Built over several years by Gary and Dillon Brown at Browns Metal Mods in Indianapolis, the same town where the original Frank Lockhart Stutz Black Hawk was built in the late 1920s. Fat Man Fabrications in Mint Hill, NC fashioned a 130-inch wheelbase frame with a “suicide” style tube front axle suspended by quarter elliptic springs. The goal was to enclose the Radiir 18 x 3-inch 12-spoke front wheels and Hearst spot disc brakes within a pair of slim fiberglass streamlined wheel pants which Deco Rides also manufactures. Not only do the front wheel pants swivel and turn with the cars steering, the headlights turn with the steering as well. Denny Jamison built the aluminum rear pontoons that mount directly to the rear axle housing.

Air shocks in the rear raise and lower the car as needed. When the car is moving, it appears to be mysteriously levitating or floating above the ground.

The car debuted at the Louisville Street Rod Nationals, followed by appearances at the Quail: A Motorsports Gathering as a tow-vehicle for the Bella Figura Type 57S, at the Rolex Laguna Seca Vintage Races, and the Pleasanton Goodguys event.
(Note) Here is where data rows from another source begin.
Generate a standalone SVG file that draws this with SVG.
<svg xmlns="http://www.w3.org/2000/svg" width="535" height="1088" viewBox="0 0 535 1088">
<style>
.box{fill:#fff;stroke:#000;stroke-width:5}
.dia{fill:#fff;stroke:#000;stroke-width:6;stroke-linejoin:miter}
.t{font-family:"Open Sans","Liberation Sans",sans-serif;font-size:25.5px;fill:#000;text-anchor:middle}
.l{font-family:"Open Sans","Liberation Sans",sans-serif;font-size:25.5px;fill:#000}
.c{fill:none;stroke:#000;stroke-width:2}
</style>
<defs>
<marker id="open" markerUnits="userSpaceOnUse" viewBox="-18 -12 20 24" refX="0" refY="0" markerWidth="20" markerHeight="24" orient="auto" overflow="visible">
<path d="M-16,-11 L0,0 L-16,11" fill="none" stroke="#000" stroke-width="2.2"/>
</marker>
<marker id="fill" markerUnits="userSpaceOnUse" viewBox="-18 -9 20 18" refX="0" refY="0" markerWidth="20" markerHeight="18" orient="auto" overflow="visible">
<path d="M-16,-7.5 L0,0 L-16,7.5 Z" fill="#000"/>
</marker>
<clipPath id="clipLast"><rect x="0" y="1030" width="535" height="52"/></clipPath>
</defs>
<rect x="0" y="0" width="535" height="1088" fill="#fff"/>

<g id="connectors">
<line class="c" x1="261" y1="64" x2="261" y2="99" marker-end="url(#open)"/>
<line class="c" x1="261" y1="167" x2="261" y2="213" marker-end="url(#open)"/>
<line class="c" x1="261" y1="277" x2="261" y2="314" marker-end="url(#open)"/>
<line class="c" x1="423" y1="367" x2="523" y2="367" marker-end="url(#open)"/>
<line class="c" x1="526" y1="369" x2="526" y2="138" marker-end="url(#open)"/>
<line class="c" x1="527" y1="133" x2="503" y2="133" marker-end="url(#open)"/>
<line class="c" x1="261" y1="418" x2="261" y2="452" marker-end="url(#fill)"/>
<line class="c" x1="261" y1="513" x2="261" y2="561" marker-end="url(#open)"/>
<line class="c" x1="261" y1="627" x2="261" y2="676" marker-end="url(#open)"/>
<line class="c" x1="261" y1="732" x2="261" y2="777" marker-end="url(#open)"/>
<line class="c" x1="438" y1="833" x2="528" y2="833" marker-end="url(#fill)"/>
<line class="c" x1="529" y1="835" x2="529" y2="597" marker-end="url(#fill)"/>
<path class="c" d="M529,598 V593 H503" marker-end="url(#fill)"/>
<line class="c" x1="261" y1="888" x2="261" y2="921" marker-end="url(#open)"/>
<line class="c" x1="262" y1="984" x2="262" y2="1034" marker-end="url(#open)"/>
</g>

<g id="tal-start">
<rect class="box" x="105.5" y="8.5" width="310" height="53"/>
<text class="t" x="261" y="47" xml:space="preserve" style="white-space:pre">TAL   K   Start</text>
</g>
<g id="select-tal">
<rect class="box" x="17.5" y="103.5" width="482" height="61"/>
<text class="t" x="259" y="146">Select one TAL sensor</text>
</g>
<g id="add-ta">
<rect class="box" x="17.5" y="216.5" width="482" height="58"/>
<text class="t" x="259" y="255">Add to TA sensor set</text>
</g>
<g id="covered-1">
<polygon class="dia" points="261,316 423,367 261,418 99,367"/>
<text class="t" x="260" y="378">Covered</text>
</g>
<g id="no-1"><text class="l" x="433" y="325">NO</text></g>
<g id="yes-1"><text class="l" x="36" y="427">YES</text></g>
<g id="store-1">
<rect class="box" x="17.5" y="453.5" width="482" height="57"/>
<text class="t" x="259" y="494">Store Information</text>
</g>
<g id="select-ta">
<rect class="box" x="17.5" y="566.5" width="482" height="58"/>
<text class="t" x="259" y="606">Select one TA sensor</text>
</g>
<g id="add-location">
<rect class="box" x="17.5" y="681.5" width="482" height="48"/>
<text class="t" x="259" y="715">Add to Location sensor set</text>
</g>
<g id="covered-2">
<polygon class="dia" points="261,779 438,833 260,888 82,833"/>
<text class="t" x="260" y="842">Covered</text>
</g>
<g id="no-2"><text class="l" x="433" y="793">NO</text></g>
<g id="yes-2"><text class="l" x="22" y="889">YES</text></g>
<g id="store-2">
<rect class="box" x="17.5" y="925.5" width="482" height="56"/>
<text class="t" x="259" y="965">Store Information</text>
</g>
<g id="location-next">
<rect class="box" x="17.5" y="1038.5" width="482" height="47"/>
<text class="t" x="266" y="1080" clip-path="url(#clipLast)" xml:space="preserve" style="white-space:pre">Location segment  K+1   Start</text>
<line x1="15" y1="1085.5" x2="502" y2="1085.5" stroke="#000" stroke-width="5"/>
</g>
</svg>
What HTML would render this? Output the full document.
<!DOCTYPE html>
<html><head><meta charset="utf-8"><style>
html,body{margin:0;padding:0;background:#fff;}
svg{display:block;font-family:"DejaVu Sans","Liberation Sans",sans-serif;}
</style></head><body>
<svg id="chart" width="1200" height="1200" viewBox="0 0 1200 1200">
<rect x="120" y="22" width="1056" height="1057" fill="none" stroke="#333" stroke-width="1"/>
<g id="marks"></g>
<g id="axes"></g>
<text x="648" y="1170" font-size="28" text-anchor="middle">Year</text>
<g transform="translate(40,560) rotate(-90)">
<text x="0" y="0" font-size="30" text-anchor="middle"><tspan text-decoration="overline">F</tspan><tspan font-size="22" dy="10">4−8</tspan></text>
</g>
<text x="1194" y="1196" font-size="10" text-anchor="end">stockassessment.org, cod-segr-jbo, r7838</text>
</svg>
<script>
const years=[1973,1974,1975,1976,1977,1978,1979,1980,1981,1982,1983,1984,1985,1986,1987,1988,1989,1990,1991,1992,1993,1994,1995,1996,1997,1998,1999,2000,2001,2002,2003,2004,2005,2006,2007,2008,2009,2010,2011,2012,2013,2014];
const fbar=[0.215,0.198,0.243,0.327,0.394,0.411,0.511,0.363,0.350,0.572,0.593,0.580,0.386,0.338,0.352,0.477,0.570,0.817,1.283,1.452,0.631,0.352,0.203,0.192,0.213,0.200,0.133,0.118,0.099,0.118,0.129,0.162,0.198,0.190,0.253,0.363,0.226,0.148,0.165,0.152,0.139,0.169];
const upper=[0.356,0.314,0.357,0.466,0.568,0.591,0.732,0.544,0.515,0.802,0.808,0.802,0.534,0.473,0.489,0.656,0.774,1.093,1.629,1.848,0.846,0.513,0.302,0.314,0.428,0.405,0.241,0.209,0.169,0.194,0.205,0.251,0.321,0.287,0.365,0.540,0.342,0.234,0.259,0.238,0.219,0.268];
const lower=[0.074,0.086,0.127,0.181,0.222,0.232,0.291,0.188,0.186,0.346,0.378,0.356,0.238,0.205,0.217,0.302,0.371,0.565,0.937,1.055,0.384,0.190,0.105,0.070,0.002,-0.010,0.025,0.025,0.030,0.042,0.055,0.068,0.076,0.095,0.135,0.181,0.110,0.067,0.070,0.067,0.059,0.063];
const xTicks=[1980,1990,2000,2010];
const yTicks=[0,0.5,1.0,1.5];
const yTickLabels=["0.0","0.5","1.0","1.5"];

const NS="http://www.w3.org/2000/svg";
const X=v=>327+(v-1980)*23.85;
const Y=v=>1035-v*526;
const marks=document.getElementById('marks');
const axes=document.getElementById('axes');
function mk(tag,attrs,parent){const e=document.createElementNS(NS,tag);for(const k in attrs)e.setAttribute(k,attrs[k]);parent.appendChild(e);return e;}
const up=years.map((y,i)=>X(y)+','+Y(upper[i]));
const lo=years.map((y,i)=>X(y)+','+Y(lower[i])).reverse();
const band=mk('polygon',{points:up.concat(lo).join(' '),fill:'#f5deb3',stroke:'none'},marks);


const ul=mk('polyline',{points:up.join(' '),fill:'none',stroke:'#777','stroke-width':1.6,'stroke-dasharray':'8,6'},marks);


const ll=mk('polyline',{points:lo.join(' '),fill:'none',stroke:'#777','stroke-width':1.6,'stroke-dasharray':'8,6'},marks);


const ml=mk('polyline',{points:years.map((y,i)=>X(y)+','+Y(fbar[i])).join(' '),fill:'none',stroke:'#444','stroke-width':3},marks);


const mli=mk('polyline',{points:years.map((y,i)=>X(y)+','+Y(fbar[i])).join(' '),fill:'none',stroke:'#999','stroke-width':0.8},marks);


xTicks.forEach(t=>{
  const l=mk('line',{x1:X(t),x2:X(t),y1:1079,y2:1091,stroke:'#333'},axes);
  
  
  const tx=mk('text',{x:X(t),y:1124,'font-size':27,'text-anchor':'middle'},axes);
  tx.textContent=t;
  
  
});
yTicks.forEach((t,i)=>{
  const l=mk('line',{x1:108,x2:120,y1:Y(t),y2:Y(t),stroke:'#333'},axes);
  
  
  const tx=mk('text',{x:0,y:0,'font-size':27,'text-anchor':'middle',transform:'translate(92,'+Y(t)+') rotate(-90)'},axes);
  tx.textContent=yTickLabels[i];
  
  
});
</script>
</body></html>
Wherever it appeared, it attracted a crowd and a bevy of photographers.

The engine in the House of Kolor Tangello orange pearl and black boattail is a 4.6-liter Mustang V-8. Because Cook likes to incorporate humor in his creations, a set of chrome plated Ferrari V-12 valve covers sit atop the engine cloaking the Ford single overhead cam engine. Terry jokingly explains to people that it is a rare “Fordrarri” engine. The exhaust shows twelve stainless pipes peeking out from under the boattail in keeping with the V-12 joke. The automatic transmission is a 41279W Ford overdrive.

The interior of the car was done in black tuck n’ roll leather by Mike and Gary Griffey of Muncie, IN, who also fashioned the black Hartz cloth top over a Dick Rodwell metal frame that was fabricated to final shape by Gary Brown. The rear window is a LeBaron Bonney item. Rodwell also supplied the subtly curved Stanley Wanlass windshield, and Brown custom built the smooth A-posts that hold it in place. The side spears were chrome plated by Finishing Touch in Chicago and the front end by Sherm’s Custom Plating in Sacramento, CA.

The steel nose, hood and side panels were hand fabricated by Gary Brown. The side panels feature unique reverse cut sweeping curved louvers by metalshaper Rex Rogers of Custom Auto in Loveland, CO. Most people take the louvers for granted, but have you ever seen reverse cut louvers? This was a masterful and complicated job artfully accomplished by Rex after a dozen or so e-mails between Terry and Rex to determine the final louver layout. The louvers were sprayed with chrome paint, then the side panels were painted black. Thanks must go to illustrator/artist Darrell Mayabb of Arvada, CO, Art Center grad John Caswell of Detroit and veteran custom painter Don “The Egyptian” Boeke of Dayton, OH for their input advising and conferring with Cook on the design of this project.

Credit for the the final dorsal fin goes to “Gyp” Boeke. The custom taillights in the trailing edge of the rear pontoons were hand hewn from red plexiglass stock. A small set of aluminum “pie plates” with a screened mesh opening to cool the spot brakes were fashioned by panelbeater Denny Jamison of Automotive Hammer Art on Gasoline Alley in Indy. Each pontoon has its own pie plate.